Scoring brushes (for dusting designs)
Just dust with flour through a sieve. Same effect.
"Sourdough-specific" mixing bowls
A regular mixing bowl works.
Fermentation chambers
A turned-off oven with the light on works. Or a cooler with a hot water cup.
Bench dough rotation tools
Use a bench knife and your hands.
Bread keepers (specialized boxes)
A paper bag or wooden cutting board works.
Sourdough flour blends (specialty packs)
Buy a single bread flour and a whole wheat flour. Skip the marketed "sourdough" flours.
Decorative shelf-baked starters
Cute, expensive, no benefit over a Mason jar.
Baking stones (if you have a Dutch oven)
Redundant unless you bake pizza or open-oven multiple loaves.
Bread machines
Sourdough doesn't work well in them. Skip.
Total essential investment
If you start from scratch with nothing:
- Scale: $20
- Bowl: $10
- Bench knife: $8
- Dutch oven: $80
- Mason jar: free (most kitchens have one)
- Tea towel: free
Total: $118
Add the strongly recommended:
- Banneton: $20
- Lame: $15
- Scraper: $5
- Thermometer: $20
Total recommended setup: $178.
Where to spend more money
If you bake every week and want to upgrade something, prioritize:
- A heavier Dutch oven (Le Creuset over Lodge) — $200+
- A baking steel for pizza and high-spring sourdough — $120
- A long batard cloche — $130
- Better flour — better results than any tool upgrade
Tools matter. But better flour matters more than better tools.
Where to save money
- Razor blades from the hardware store work as a lame
- A cheap Mason jar is identical to a $30 starter jar
- A regular mixing bowl is identical to a "sourdough" bowl
- A 6-quart Lodge is $80 and works as well as a $300 Le Creuset for bread
The honest summary
You can bake great sourdough with a kitchen scale, a bowl, your hands, a Dutch oven, and a Mason jar. About $120 total.

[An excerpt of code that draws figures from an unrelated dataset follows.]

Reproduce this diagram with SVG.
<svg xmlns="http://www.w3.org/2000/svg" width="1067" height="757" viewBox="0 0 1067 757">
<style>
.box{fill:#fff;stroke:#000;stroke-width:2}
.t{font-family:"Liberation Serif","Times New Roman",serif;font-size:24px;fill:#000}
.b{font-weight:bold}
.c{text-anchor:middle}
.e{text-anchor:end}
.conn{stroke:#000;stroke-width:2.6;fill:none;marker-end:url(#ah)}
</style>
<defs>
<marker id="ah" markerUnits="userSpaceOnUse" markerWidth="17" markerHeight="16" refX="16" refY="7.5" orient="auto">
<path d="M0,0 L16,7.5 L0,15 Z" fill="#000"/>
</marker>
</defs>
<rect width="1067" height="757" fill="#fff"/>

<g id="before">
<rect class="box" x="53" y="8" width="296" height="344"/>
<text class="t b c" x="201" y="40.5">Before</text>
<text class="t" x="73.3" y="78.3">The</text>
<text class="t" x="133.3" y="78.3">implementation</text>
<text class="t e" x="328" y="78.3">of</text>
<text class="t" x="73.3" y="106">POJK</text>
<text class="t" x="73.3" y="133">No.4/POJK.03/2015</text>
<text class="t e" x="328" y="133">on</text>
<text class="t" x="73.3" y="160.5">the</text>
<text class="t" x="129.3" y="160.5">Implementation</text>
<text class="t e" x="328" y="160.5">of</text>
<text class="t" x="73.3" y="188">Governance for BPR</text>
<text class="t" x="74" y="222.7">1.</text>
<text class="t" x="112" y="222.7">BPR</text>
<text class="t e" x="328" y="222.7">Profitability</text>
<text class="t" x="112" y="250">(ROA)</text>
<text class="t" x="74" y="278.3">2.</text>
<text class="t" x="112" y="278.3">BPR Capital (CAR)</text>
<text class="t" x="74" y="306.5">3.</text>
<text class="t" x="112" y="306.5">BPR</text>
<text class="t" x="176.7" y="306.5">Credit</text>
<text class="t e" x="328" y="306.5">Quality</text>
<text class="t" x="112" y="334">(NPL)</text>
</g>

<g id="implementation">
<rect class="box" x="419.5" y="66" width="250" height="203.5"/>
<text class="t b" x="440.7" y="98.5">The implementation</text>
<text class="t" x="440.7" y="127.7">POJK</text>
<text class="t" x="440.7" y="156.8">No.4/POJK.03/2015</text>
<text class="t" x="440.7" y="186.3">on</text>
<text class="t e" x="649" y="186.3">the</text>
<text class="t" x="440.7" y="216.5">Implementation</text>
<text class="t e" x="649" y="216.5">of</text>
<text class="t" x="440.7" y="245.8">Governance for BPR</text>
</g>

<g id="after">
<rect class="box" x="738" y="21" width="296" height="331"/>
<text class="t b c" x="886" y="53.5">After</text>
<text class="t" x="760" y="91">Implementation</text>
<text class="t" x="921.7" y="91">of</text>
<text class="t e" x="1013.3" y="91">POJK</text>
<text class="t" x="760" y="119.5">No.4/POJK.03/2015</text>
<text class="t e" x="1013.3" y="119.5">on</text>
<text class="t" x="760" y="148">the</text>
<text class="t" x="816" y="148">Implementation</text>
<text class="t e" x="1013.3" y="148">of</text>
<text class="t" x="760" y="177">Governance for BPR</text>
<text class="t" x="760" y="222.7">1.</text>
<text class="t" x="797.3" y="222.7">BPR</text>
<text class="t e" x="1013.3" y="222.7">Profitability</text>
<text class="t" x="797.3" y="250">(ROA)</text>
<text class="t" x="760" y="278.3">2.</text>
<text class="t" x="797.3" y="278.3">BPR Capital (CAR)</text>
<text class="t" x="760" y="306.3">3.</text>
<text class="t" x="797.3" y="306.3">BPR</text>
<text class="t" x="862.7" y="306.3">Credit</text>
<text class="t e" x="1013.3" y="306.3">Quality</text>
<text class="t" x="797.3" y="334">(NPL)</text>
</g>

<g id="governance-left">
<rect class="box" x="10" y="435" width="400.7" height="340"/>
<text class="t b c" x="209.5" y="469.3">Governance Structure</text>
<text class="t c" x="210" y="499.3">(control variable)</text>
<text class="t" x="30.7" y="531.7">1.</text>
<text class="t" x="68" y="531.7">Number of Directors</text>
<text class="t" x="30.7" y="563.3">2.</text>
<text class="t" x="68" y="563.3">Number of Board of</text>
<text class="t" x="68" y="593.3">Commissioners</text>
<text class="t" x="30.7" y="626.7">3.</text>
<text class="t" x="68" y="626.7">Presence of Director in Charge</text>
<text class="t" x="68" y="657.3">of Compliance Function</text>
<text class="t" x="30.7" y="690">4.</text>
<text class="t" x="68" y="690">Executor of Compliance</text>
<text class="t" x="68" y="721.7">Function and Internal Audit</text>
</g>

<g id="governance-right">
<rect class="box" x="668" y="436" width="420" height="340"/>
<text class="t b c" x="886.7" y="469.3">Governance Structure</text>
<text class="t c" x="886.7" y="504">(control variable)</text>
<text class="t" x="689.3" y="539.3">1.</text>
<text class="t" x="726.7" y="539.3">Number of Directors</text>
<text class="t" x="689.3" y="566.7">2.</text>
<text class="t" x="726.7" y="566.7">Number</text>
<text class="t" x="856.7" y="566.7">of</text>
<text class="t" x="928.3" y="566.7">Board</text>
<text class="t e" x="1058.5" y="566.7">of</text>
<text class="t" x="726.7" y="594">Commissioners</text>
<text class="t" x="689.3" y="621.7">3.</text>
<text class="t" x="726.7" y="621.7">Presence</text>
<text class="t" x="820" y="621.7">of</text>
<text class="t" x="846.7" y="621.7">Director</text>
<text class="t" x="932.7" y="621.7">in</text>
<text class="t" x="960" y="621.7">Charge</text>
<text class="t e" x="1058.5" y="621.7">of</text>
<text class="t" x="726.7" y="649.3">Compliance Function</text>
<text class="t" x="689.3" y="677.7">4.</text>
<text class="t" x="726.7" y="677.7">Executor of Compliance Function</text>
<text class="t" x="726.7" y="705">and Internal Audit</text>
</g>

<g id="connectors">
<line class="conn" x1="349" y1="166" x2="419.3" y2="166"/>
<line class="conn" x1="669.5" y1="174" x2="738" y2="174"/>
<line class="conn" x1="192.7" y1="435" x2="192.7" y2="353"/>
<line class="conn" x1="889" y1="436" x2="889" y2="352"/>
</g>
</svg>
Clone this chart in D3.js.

Everything beyond that is convenience or aesthetics. Buy if you want; don't feel bad if you don't.
The best sourdough I've ever eaten was made by a baker with one bowl, one Dutch oven, and a kitchen scale. The least good sourdough I've eaten was made by someone with $2000 of equipment. Tools don't make the bread. Practice does.